Capital talk: No credit to banks
The relatively high cost of money — or in other words, the interest rate — has evoked strong reactions from powerful quarters.punjab Updated: Feb 21, 2016 09:23 IST
The relatively high cost of money — or in other words, the interest rate — has evoked strong reactions from powerful quarters.
The Reserve Bank of India governor has been strident in his criticism of businesses taking loans and not returning them on the plea of a ‘bad business environment’, even as there is no perceptible drop in the loaner’s standard of living. The fact that the ‘bad loans’ have been advanced mostly by public sector banks, where the government is the majority stakeholder, has also not been allowed to go unnoticed.
After banks ‘discover’ that far too many of its ‘big’ borrowers have refused to return their money, the managements find it easy to raise interest rates for all customers to at least recover a part of the money lost to unscrupulous individuals or firms.
The end result is that you and I pay the exorbitant 10% interest on using the bank’s money, ensuring that the bank will effectively double the money it lends to us in around eight years at compounded growth rate.
The banking sector bleeds money to some, but does manage to stay afloat after ‘being harsh’ on the majority of its customers. This, of course, does not imply that all loans are not vetted properly. The problem is limited to a select few cases, but the magnitude of the cash given out and then written off (as per some reports it has been Rs 1.14 lakh crore) over the past three years is mind-boggling. Even if some of this is recovered and made available for circulation, the slowing business environment could see a big push.

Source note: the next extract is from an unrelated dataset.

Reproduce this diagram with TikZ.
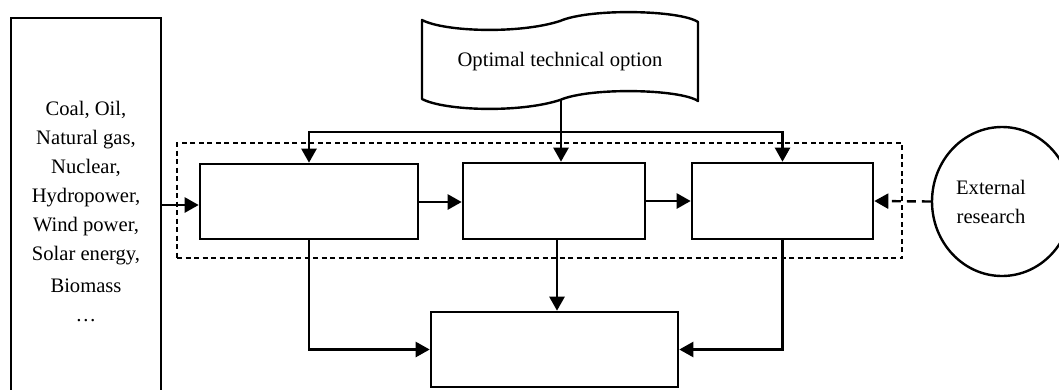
\documentclass[tikz,border=0pt]{standalone}
\usepackage{fontspec}
\setmainfont{Liberation Serif}
\usetikzlibrary{arrows.meta,shapes.geometric,calc}
\begin{document}
\begin{tikzpicture}[x=1pt,y=-1pt,
  box/.style={draw,line width=2.6pt,rectangle,inner sep=0pt,minimum height=75pt},
  conn/.style={line width=2.4pt,-{Triangle[length=14pt,width=15pt]}},
  frame/.style={draw,line width=1.3pt,dash pattern=on 5pt off 3.5pt,inner sep=0pt},
  txt/.style={font=\fontsize{20.6}{29}\selectfont,inner sep=0pt,align=center}]
\useasboundingbox (0,0) rectangle (1059,389);
\clip (0,0) rectangle (1059,389);
% source box
\node[box,minimum width=150pt,minimum height=402pt] (src) at (86,219) {};
\node[txt] (srctext) at (86,211) {Coal, Oil,\\Natural gas,\\Nuclear,\\Hydropower,\\Wind power,\\Solar energy,\\[3pt]Biomass\\\ldots};
% group frame
\node[frame,minimum width=725pt,minimum height=115pt] (grp) at (539.5,200.5) {};
% process boxes
\node[box,minimum width=218pt] (b1) at (309,201.5) {};
\node[box,minimum width=182pt,minimum height=76pt] (b2) at (554,201) {};
\node[box,minimum width=181pt,minimum height=76pt] (b3) at (782.5,201) {};
\node[box,minimum width=247pt] (out) at (554.5,349.5) {};
% document shape
\draw[line width=2.4pt,line join=round]
  (422,20) .. controls (445,32) and (520,34) .. (560,21)
           .. controls (590,8) and (680,10) .. (698,22)
  -- (698,101)
           .. controls (680,89) and (590,87) .. (560,100)
           .. controls (520,113) and (445,111) .. (422,99)
  -- cycle;
\node[txt] (doc) at (560,62) {Optimal technical option};
\coordinate (docb) at (561,99);
% external research
\node[draw,ellipse,line width=2.4pt,minimum width=140pt,minimum height=149pt,inner sep=0pt] (ext) at (1002,201.5) {};
\node[txt] (exttext) at (991,202) {External\\research};
% connectors
\draw[conn] (src.east |- 0,205) -- (b1.west |- 0,205);
\draw[conn] (b1.east |- 0,202) -- (b2.west |- 0,202);
\draw[conn] (b2.east |- 0,201) -- (b3.west |- 0,201);
\draw[conn] (docb) -- (docb |- b2.north);
\draw[conn] (docb |- 0,132) -| (b1.north);
\draw[conn] (docb |- 0,132) -| (b3.north);
\draw[conn] (b1.south) |- (out.west);
\draw[conn] (b3.south) |- (out.east);
\draw[conn] (b2.south -| 557,0) -- (out.north -| 557,0);
\draw[conn,dash pattern=on 9pt off 6pt] (ext.west) -- (b3.east);
\end{tikzpicture}
\end{document}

Interestingly, even as interest rates continue to be on the higher side for our economy, which desperately needs to grow and grow fast enough to create jobs for the burgeoning population, there are side lanes in the credit system where one actually gets the money at a substantially low cost. Auto loans, for instance, can be a relatively pleasant surprise where you could be paying anything between 3% to 8%, depending upon tenure and amount, but the 3% figure can actually be very tempting.

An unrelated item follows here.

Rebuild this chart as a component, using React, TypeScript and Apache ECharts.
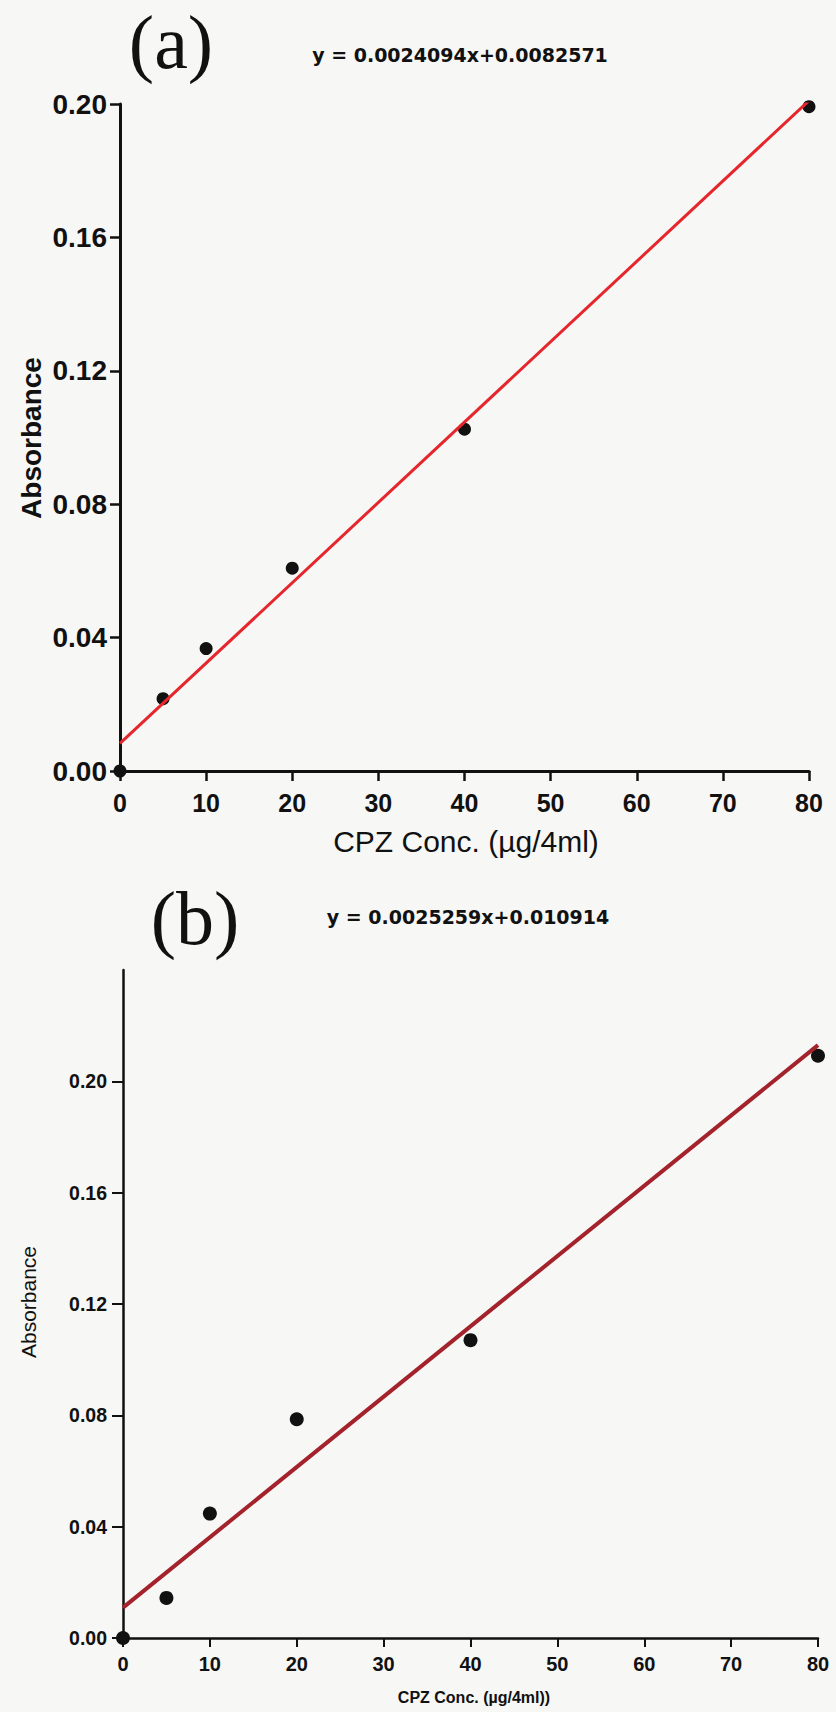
import React, { useEffect, useRef } from "react";
import * as echarts from "echarts";

// ---- Data ----
const concentrations = [0, 5, 10, 20, 40, 80];
const absorbanceA = [0, 0.0217, 0.0367, 0.0608, 0.1025, 0.1992];
const absorbanceB = [0, 0.0144, 0.0447, 0.0786, 0.107, 0.2092];
const fitX = [0, 80];
const fitA = [0.0082571, 0.201];
const fitB = [0.010914, 0.213];
const yTickValues = [0, 0.04, 0.08, 0.12, 0.16, 0.2];
const equationA = "y = 0.0024094x+0.0082571";
const equationB = "y = 0.0025259x+0.010914";
const xTitleA = "CPZ Conc. (µg/4ml)";
const xTitleB = "CPZ Conc. (µg/4ml))";
const yTitle = "Absorbance";

const pairs = (xs: number[], ys: number[]) => xs.map((x, i) => [x, ys[i]]);

export default function App() {
  const ref = useRef<HTMLDivElement>(null);
  useEffect(() => {
    if (!ref.current) return;
    const chart = echarts.init(ref.current, null, { renderer: "svg" });
    const axisCommon = (w: number, tl: number) => ({
      axisLine: { show: true, lineStyle: { color: "#111", width: w } },
      axisTick: { show: true, length: tl, lineStyle: { color: "#111", width: w - 0.5 } },
      splitLine: { show: false },
    });
    chart.setOption({
      animation: false,
      backgroundColor: "#f7f7f5",
      grid: [
        { left: 120, right: 27, top: 104, height: 667 },
        { left: 123, right: 18, top: 970, height: 668 },
      ],
      xAxis: [
        {
          gridIndex: 0, type: "value", min: 0, max: 80, interval: 10,
          ...axisCommon(3, 10),
          axisLabel: { margin: 19, color: "#111", fontFamily: "Liberation Sans", fontWeight: "bold", fontSize: 25 },
        },
        {
          gridIndex: 1, type: "value", min: 0, max: 80, interval: 10,
          ...axisCommon(2.5, 9),
          axisLabel: { margin: 16, color: "#111", fontFamily: "Liberation Sans", fontWeight: "bold", fontSize: 20 },
        },
      ],
      yAxis: [
        {
          gridIndex: 0, type: "value", min: 0, max: 0.2, interval: 0.04,
          ...axisCommon(3, 10),
          axisLabel: {
            margin: 13, color: "#111", fontFamily: "Liberation Sans", fontWeight: "bold", fontSize: 28,
            formatter: (v: number) => v.toFixed(2),
          },
        },
        {
          gridIndex: 1, type: "value", min: 0, max: 0.24, interval: 0.04,
          axisLine: { show: true, lineStyle: { color: "#111", width: 2.5 } },
          axisTick: { show: true, length: 11, lineStyle: { color: "#111", width: 2 }, customValues: yTickValues },
          splitLine: { show: false },
          axisLabel: {
            margin: 16, color: "#111", fontFamily: "Liberation Sans", fontWeight: "bold", fontSize: 19.5,
            customValues: yTickValues,
            formatter: (v: number) => (v > 0.21 ? "" : v.toFixed(2)),
          },
        },
      ],
      series: [
        {
          type: "scatter", xAxisIndex: 0, yAxisIndex: 0, data: pairs(concentrations, absorbanceA),
          symbol: "circle", symbolSize: 13, itemStyle: { color: "#111", opacity: 1 }, clip: false, z: 3,
        },
        {
          type: "line", xAxisIndex: 0, yAxisIndex: 0, data: pairs(fitX, fitA),
          showSymbol: false, symbol: "none", lineStyle: { color: "#e5262d", width: 3 }, z: 4,
        },
        {
          type: "scatter", xAxisIndex: 1, yAxisIndex: 1, data: pairs(concentrations, absorbanceB),
          symbol: "circle", symbolSize: 14, itemStyle: { color: "#111", opacity: 1 }, clip: false, z: 3,
        },
        {
          type: "line", xAxisIndex: 1, yAxisIndex: 1, data: pairs(fitX, fitB),
          showSymbol: false, symbol: "none", lineStyle: { color: "#a3222b", width: 4 }, z: 4,
        },
      ],
      graphic: [
        { type: "text", x: 171, y: 42, style: { text: "(a)", font: "76px 'Liberation Serif'", fill: "#111", align: "center", verticalAlign: "middle" } },
        { type: "text", x: 460, y: 55, style: { text: equationA, font: "bold 19px 'DejaVu Sans'", fill: "#111", align: "center", verticalAlign: "middle" } },
        { type: "text", x: 31, y: 438, rotation: Math.PI / 2, style: { text: yTitle, font: "bold 28px 'Liberation Sans'", fill: "#111", align: "center", verticalAlign: "middle" } },
        { type: "text", x: 466, y: 841, style: { text: xTitleA, font: "30px 'Liberation Sans'", fill: "#111", align: "center", verticalAlign: "middle" } },
        { type: "text", x: 195, y: 918, style: { text: "(b)", font: "76px 'Liberation Serif'", fill: "#111", align: "center", verticalAlign: "middle" } },
        { type: "text", x: 468, y: 917, style: { text: equationB, font: "bold 19px 'DejaVu Sans'", fill: "#111", align: "center", verticalAlign: "middle" } },
        { type: "text", x: 28, y: 1302, rotation: Math.PI / 2, style: { text: yTitle, font: "21px 'Liberation Sans'", fill: "#111", align: "center", verticalAlign: "middle" } },
        { type: "text", x: 474, y: 1697, style: { text: xTitleB, font: "bold 16px 'Liberation Sans'", fill: "#111", align: "center", verticalAlign: "middle" } },
      ],
    });
    return () => chart.dispose();
  }, []);
  return (
    <div
      ref={ref}
      style={{ position: "absolute", left: 0, top: 0, width: 836, height: 1712 }}
    />
  );
}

This rate is also a reflection on the weak business environment where demand has stayed low for at least three years. The dominant thought is to get rid of inventory, even at the cost of a bit of your margin. The most interesting ‘event’ in the entire brouhaha over the cost of money is that some banks that do lend money cautiously and have a stellar loan recovery record can actually be making a lot of profit (all bank loan rates move together with only a modicum of difference) and thus use this to gain more business or develop new products.
“Being conservative has its advantages as then you can afford perks for good customers. A bank account is not just an account now; it is a service where the quality and experience has to be top-class. We offer a product where our customer having a certain type of card can access premium lounges at airports,” Govind Pandey, branch banking head, HDFC Bank, had told me once.